While I do believe that Favre can still be effective in the right NFL system, I still think it's best for everyone involved (including the Colts) to leave No. 4 alone.
Favre, at this point, comes with too much baggage. There are questions about his locker room presence. There are questions about his relationships with female reporters. There are questions about his arm and his willingness to adapt his game to new realities. These kind of questions are better left outside a locker room.
In the end, there are just too many questions and not enough answers to justify giving No. 4 a call.
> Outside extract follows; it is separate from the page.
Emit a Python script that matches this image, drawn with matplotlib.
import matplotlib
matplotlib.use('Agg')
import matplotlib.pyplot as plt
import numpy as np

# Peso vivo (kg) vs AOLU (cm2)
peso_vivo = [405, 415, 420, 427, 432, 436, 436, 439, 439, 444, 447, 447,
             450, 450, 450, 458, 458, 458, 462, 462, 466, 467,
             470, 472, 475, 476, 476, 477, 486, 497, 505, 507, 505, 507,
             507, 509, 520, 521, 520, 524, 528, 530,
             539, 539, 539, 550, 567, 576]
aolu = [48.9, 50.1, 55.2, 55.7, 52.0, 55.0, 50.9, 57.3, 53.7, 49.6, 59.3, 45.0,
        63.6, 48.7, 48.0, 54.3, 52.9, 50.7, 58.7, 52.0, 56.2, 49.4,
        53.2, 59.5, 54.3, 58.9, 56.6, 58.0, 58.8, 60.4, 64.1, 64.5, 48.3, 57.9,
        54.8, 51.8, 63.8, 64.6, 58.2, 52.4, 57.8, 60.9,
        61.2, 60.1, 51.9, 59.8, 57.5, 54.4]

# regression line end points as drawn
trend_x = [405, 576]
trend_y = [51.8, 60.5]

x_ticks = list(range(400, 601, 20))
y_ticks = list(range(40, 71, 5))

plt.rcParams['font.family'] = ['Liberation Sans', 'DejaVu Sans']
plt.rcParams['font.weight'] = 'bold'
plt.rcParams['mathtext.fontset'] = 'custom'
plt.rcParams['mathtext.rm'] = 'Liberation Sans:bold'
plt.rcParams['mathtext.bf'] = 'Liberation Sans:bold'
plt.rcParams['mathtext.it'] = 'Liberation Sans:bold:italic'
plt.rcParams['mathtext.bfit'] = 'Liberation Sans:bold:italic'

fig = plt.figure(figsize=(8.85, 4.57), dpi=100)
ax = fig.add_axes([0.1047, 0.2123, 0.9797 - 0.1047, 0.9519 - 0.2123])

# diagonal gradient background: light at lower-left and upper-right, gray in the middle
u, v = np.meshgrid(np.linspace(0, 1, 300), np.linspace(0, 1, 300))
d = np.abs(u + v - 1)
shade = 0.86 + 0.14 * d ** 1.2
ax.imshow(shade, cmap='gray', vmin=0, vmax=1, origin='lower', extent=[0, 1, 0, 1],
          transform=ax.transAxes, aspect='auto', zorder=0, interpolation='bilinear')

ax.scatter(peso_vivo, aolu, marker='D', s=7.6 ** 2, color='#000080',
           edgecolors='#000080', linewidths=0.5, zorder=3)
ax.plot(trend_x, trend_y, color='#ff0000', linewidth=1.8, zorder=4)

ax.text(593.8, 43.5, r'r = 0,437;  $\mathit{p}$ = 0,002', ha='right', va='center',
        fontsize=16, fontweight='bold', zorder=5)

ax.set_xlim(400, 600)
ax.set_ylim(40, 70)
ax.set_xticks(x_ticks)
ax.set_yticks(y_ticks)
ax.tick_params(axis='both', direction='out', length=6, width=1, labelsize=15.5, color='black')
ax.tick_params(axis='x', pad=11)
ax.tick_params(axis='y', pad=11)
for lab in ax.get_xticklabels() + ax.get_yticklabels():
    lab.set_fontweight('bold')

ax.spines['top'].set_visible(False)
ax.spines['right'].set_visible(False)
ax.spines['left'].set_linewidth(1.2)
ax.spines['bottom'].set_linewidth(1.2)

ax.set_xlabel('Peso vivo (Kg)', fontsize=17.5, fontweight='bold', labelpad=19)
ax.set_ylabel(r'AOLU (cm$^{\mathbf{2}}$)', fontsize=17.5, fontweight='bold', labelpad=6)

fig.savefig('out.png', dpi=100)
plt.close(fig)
Yes, JaMarcus Russell struggled quite a bit during his first stint as an NFL QB. Yes, Russell's lack of a work ethic and alleged drug issues are cause for concern. Despite all of that, Russell remains the most talented option available. He's only 26-years-old, he's hit rock bottom (or at least come close) and sooner or later, someone is going to give him a second chance.
Simply put, Russell is a phenomenal talent. He's a rare combination of size, speed and arm strength. He's a man among boys at the QB position.
The Colts have the infrastructure in place to help someone like Russell. Colts owner Jim Irsay maintains close ties with former head coach Tony Dungy, the man that helped Mike Vick put his life back together. There is no reason to think that team president Bill Polian, head coach Jim Caldwell and offensive coordinator Clyde Christensen can't devise a strategy to help Russell put his career back together again.
Russell has all of the talent in the world. He just needs to play in an environment where he can be molded into a legitimate NFL QB. In Indy, he'd have the benefit of Joseph Addai. He'd be able to throw to Reggie Wayne. He'd be protected by a solid, veteran offensive line.
JaMarcus Russell is the kind of player that will get a second chance. It's just a question of who will give it to him.